→ Problem description
Check each line for the string "with". Give only the count of lines that have it.

→ Dataset extract
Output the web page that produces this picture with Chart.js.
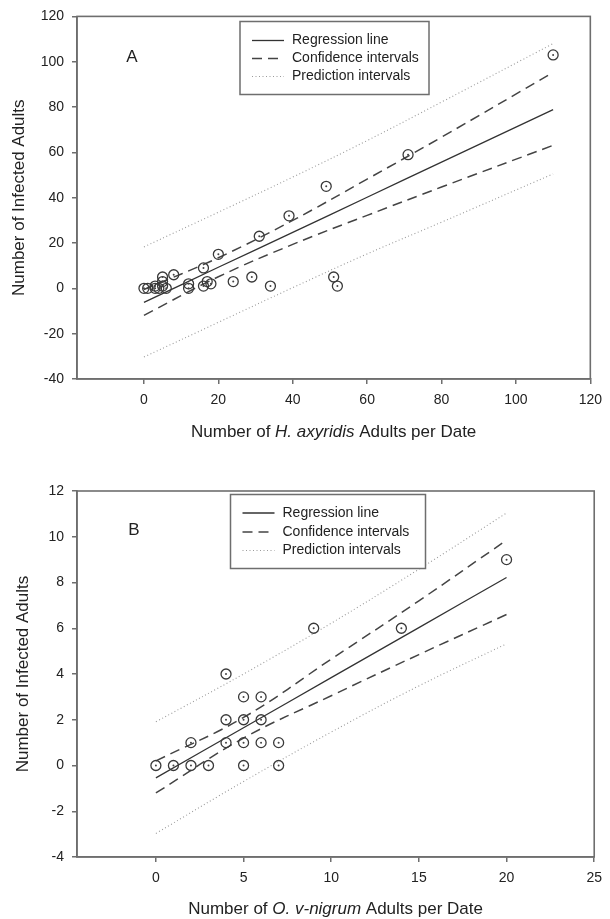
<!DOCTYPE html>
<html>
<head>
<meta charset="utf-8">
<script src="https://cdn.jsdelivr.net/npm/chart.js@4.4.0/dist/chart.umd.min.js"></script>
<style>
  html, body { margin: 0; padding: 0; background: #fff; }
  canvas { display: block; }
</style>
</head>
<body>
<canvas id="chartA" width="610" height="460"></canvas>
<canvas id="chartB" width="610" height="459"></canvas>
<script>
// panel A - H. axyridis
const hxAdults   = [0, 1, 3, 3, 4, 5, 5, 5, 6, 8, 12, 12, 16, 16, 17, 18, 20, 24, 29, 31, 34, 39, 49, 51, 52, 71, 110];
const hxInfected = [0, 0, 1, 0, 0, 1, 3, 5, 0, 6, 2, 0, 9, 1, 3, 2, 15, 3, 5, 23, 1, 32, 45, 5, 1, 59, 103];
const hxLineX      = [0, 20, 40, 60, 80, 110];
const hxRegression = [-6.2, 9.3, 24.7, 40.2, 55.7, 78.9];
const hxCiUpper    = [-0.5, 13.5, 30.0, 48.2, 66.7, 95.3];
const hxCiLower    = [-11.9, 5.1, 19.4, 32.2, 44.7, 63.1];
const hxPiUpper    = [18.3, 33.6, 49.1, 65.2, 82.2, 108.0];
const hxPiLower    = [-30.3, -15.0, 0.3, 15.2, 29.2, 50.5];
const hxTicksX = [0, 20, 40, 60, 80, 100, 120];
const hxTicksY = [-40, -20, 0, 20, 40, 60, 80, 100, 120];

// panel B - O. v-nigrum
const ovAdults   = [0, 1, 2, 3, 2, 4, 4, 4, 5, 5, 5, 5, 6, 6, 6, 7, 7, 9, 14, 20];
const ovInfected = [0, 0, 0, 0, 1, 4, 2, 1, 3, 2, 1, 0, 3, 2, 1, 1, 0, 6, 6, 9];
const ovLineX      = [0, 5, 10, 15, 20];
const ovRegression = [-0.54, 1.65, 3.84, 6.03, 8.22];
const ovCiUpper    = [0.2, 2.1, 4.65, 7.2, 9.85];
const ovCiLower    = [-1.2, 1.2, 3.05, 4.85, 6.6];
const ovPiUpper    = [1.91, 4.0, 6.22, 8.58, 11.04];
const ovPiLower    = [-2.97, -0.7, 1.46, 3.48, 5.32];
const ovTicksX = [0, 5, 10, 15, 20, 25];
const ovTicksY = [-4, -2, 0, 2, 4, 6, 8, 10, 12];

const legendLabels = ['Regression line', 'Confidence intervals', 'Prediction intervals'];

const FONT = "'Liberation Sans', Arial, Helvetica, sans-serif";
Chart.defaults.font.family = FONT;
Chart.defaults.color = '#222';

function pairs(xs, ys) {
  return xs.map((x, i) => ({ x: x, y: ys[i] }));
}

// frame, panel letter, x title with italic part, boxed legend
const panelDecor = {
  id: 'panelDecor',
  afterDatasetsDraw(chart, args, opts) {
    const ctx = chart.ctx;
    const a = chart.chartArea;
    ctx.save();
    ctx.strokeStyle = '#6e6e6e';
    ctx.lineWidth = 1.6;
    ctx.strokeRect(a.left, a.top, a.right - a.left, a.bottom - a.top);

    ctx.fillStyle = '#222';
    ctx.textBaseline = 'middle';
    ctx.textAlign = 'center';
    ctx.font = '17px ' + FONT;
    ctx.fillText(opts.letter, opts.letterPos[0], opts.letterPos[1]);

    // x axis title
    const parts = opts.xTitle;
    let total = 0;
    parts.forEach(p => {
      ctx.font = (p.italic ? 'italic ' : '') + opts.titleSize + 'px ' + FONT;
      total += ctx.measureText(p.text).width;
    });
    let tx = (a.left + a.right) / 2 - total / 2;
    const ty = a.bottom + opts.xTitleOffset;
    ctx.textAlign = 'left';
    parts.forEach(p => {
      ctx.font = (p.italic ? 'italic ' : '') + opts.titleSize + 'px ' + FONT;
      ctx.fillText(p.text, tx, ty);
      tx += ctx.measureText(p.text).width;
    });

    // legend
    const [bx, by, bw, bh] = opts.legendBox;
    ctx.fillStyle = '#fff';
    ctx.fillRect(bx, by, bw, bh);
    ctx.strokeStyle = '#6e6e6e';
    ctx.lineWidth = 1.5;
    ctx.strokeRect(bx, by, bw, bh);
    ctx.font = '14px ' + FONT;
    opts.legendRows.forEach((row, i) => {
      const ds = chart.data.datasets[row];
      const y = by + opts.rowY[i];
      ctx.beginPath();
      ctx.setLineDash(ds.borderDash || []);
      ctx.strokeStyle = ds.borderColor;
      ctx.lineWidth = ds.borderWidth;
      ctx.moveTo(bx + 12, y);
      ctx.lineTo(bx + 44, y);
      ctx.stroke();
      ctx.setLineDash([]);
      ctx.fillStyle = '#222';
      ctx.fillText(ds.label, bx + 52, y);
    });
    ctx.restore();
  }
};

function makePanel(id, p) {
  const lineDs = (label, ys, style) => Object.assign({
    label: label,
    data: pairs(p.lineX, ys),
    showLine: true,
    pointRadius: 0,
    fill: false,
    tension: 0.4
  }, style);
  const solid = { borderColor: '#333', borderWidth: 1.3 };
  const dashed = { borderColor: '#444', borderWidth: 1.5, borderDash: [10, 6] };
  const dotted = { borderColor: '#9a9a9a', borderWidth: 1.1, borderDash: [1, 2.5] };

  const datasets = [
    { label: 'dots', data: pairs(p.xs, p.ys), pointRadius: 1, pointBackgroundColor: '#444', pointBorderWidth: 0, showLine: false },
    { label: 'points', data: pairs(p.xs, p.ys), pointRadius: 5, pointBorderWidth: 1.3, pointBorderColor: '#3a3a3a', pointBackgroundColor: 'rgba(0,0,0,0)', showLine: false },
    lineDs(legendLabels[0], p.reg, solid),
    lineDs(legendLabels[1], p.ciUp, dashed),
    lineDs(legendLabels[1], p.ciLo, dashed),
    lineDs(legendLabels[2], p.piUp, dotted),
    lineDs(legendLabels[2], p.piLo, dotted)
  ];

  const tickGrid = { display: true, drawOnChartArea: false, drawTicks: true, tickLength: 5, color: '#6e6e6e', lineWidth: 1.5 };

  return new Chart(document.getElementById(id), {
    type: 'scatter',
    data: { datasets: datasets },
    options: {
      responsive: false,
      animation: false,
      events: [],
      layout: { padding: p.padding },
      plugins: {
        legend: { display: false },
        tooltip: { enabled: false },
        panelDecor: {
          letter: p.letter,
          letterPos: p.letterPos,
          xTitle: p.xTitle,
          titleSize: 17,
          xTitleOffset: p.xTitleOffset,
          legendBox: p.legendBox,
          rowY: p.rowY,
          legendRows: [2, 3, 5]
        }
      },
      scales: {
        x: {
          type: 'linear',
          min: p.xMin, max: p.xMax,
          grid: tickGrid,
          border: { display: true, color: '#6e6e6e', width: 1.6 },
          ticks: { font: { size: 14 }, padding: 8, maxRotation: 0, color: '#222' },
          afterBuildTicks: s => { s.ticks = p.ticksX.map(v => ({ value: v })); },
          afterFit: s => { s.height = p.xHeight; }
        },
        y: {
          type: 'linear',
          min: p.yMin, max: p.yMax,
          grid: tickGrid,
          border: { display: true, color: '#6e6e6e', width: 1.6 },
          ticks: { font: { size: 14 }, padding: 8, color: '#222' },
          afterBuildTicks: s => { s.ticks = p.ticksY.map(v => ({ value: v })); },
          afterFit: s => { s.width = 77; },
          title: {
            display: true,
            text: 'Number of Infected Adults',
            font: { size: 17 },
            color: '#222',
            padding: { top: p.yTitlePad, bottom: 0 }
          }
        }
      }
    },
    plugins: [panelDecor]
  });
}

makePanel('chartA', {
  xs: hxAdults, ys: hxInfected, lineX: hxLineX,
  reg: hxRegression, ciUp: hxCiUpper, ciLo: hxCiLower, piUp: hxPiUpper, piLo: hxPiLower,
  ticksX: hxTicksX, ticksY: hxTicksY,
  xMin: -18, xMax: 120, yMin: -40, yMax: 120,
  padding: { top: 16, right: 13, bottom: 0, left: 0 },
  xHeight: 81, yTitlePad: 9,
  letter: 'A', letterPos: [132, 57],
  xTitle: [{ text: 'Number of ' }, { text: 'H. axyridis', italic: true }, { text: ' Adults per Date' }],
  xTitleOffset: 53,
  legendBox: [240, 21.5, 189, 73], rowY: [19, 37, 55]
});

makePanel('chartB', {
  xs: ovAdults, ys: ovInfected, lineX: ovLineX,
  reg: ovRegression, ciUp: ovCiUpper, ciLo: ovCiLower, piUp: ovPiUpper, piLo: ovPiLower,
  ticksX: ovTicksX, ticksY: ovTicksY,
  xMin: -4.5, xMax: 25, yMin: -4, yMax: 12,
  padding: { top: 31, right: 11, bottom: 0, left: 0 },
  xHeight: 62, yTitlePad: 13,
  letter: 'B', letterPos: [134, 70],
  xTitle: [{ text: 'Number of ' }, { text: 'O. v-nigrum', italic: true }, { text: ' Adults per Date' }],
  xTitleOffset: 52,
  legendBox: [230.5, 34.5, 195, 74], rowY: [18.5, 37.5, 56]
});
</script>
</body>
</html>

→ Task answer
2